Wir werden unsere Aktivitäten ausweiten und Frau Herrmann und ich sind verabredet mit dem Ordnungsamt, mit dem Umweltamt, dass wir unsere Mitarbeiterinnen und Mitarbeiter auch begleiten in diesem Sommer und nicht nur einmal. Wir werden uns das ganz genau angucken und wir haben ganz viele Dinge verabredet.

Die Situation ist komplex und wir werden uns nach dieser Saison im Herbst hinsetzen und werden die Dinge auswerten. Wir werden noch mal eine andere Form von Datenerfassung machen von Beschwerdelagen, wie wir die erfassen, dass wir Doppelzählungen vermeiden. dass wir konkrete Zuordnungen machen können und werden aufgrund dieser validen Daten dann einen Maßnahmenkatalog für 2018 ableiten. Also dass hier nichts getan wird und einer sagt, gehen Sie mal zum anderen, das stimmt hier ausdrücklich nicht, weil wir hier in sehr enger und verlässiger Abstimmung sind.

 

Frau Vogel: Ja, Ihr Engagement in aller Ehren, aber es ist natürlich für Anwohner wirklich wenig hilfreich, wenn unter dem Strich sich seit Jahren nichts verbessert an der Situation. Deswegen meine Frage: Fair-Kiez haben wir auch nachgefragt, wie das ist, die Anwohner, es gibt ja einige Anwohnervertretungen auch inzwischen …

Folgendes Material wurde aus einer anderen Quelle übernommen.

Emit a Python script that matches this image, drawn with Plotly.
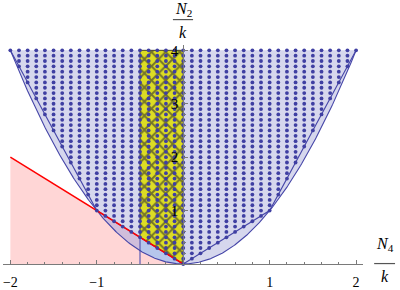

Tatsächlich zu beteiligen konzeptionell …, denn bislang ist es ja so, dass innerhalb von

Ist eine konkrete Beteiligung an der Konzeptentwicklung möglich, also am Konzept?

 

Herr Hehmke: Also coopolis ist vor Ort und zum Teil nicht nur coopolis. Ich selbst bin gern auch vor Ort und bin ansprechbar, ich nehme die Kollegin Herrmann durchaus auch als ansprechbar wahr. Ich nehme die Bürgermeisterin als ansprechbar wahr und Herrn Schmidt. Also wir gehen doch mit Ihnen in den intensiven Austausch um die besten Lösungen. Wir reden doch mit Ihnen vor Ort und natürlich werden Ihre Anregungen und Haltungen in dem Prozess mit einfließen und werden einen Einfluss darauf haben, welche Entscheidungen wir aus den Dingen, die wir 2017 machen und auswerten, dann ableiten für 2018. Natürlich steht das zur Debatte. Und Sie machen doch zahlreiche Vorschläge mündlich und schriftlich. Das ist doch nicht so, dass wir das nicht aufnehmen, dass das nicht Gegenstand der Debatten ist, die wir hren.